Delibera assembleare illecita: in quali casi?

Si parla di illiceità della deliberazione assembleare quando questa, “pur essendo stata adottata nell’ambito delle attribuzioni dell’assemblea, risulti avere un “contenuto illecito” (art. 1343 cod. civ.), nel senso che il decisum risulta contrario a “norme imperative”, all’”ordine pubblico” o al “buon costume”. Sono NULLE, innanzitutto, le deliberazioni assembleari che abbiano un contenuto contrario alle norme imperative. Le norme imperative sono quelle norme non derogabili dalla volontà dei privati, poste a tutela degli interessi generali della collettività sociale o di interessi particolari che l’ordinamento reputa indisponibili, assicurandone comunque la tutela.

Nella disciplina del condominio degli edifici, le norme inderogabili sono specificamente individuate dagli artt. 1138, quarto comma, cod. civ. e 72 disp. att. cod. civ.
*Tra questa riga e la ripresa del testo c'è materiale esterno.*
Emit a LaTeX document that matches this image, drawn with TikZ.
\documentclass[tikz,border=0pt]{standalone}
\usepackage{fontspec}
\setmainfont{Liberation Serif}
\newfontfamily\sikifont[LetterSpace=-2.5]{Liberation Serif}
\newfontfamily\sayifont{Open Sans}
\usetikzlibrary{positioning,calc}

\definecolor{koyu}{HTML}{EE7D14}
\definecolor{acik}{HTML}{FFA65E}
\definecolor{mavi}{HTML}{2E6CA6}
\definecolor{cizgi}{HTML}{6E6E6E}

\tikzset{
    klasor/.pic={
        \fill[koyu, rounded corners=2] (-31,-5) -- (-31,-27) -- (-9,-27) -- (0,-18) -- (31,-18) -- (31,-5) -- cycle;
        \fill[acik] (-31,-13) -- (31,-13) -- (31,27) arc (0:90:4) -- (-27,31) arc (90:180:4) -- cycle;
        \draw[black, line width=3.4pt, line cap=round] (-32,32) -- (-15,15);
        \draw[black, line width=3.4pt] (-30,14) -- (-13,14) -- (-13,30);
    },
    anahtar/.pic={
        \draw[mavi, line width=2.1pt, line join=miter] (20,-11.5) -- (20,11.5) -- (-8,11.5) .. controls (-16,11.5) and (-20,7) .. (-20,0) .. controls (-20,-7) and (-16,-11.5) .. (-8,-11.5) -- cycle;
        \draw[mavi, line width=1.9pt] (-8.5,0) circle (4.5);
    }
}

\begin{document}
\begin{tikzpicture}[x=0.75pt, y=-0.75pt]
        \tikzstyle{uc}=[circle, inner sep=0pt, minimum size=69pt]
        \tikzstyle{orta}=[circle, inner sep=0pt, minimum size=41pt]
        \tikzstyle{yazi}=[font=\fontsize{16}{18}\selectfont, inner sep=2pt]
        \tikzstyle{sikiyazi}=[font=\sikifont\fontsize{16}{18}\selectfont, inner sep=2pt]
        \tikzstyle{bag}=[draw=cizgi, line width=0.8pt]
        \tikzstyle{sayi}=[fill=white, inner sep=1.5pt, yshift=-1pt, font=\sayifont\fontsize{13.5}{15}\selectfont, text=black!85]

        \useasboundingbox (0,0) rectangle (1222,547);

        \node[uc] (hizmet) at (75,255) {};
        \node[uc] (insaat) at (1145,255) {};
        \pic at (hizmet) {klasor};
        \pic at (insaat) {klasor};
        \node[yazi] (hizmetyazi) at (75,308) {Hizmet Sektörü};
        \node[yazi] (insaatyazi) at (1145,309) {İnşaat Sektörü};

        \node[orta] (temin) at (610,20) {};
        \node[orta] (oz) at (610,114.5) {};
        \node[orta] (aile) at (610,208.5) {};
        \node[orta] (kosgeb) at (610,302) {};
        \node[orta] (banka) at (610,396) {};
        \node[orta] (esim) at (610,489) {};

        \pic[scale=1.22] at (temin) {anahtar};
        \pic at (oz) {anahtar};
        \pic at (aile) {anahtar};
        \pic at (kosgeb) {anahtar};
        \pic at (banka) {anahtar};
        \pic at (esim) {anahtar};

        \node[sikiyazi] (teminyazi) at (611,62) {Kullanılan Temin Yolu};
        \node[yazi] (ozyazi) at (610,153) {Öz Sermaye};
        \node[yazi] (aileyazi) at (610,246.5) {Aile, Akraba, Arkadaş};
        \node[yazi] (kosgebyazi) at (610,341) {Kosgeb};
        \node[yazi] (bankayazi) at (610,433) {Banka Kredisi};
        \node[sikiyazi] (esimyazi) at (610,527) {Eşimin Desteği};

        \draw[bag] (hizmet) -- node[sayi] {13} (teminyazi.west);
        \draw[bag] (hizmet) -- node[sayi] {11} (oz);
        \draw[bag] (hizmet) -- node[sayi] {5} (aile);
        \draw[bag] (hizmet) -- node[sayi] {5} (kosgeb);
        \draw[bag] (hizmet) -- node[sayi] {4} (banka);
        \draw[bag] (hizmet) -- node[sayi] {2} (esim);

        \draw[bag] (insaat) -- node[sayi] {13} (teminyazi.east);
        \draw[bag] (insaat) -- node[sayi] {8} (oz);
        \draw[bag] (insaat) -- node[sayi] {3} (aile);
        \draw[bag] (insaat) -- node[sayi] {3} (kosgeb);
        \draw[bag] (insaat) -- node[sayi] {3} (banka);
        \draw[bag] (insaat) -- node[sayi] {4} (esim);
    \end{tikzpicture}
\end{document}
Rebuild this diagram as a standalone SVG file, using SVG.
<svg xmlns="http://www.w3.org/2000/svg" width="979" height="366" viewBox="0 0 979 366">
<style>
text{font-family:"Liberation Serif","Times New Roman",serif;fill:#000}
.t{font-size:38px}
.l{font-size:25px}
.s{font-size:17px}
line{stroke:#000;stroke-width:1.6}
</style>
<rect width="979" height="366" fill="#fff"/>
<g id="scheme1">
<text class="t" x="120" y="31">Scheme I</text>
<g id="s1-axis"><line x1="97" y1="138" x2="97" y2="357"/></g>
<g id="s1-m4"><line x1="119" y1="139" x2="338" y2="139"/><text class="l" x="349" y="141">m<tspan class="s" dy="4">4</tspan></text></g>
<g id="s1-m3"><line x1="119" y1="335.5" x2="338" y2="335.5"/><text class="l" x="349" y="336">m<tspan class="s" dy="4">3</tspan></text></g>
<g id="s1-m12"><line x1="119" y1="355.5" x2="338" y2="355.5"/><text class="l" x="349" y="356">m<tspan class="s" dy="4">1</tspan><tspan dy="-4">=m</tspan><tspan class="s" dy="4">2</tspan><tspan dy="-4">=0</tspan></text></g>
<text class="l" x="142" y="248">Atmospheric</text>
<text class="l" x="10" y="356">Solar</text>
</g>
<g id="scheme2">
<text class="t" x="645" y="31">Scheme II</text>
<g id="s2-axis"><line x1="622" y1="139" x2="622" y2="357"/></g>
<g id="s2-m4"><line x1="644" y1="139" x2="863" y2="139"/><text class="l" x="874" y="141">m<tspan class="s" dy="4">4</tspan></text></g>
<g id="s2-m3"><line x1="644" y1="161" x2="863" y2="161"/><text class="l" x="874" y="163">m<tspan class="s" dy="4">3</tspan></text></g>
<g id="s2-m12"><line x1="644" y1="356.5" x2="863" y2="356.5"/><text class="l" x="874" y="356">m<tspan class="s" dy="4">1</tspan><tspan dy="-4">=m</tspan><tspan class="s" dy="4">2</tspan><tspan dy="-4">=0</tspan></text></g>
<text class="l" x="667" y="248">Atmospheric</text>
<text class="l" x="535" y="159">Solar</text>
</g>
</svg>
Parimenti vanno ritenute nulle le deliberazioni assembleari che abbiano un contenuto contrario all’ordine pubblico, inteso quale complesso dei principi generali dell’ordinamento (tale sarebbe, ad es., una deliberazione che introducesse discriminazioni di sesso o di razza tra i condomini nell’uso delle cose comuni); ovvero che abbiano un contenuto contrario al buon costume, inteso quest’ultimo come il complesso delle regole che costituiscono la morale della collettività sociale in un dato ambiente e in un determinato tempo.

In questi casi, la deliberazione assembleare, nonostante verta su una materia rientrante nelle attribuzioni dell’assemblea, si pone però in tale contrasto con i valori giuridici fondamentali dell’ordinamento da non poter trovare alcuna tutela giuridica, sicché la sua nullità può essere fatta valere in ogni tempo da chiunque vi abbia interesse (anche da parte del condomino che abbia votato a favore della sua approvazione). Al di fuori di tali ipotesi, deve ritenersi che ogni violazione di legge determina la MERA ANNULLABILITÀ della deliberazione, che può essere fatta valere solo nei modi e nei tempi di cui all’art. 1137 cod. civ.” (Cass. Sez. Unite Civ. Sent. n. 9839/2021).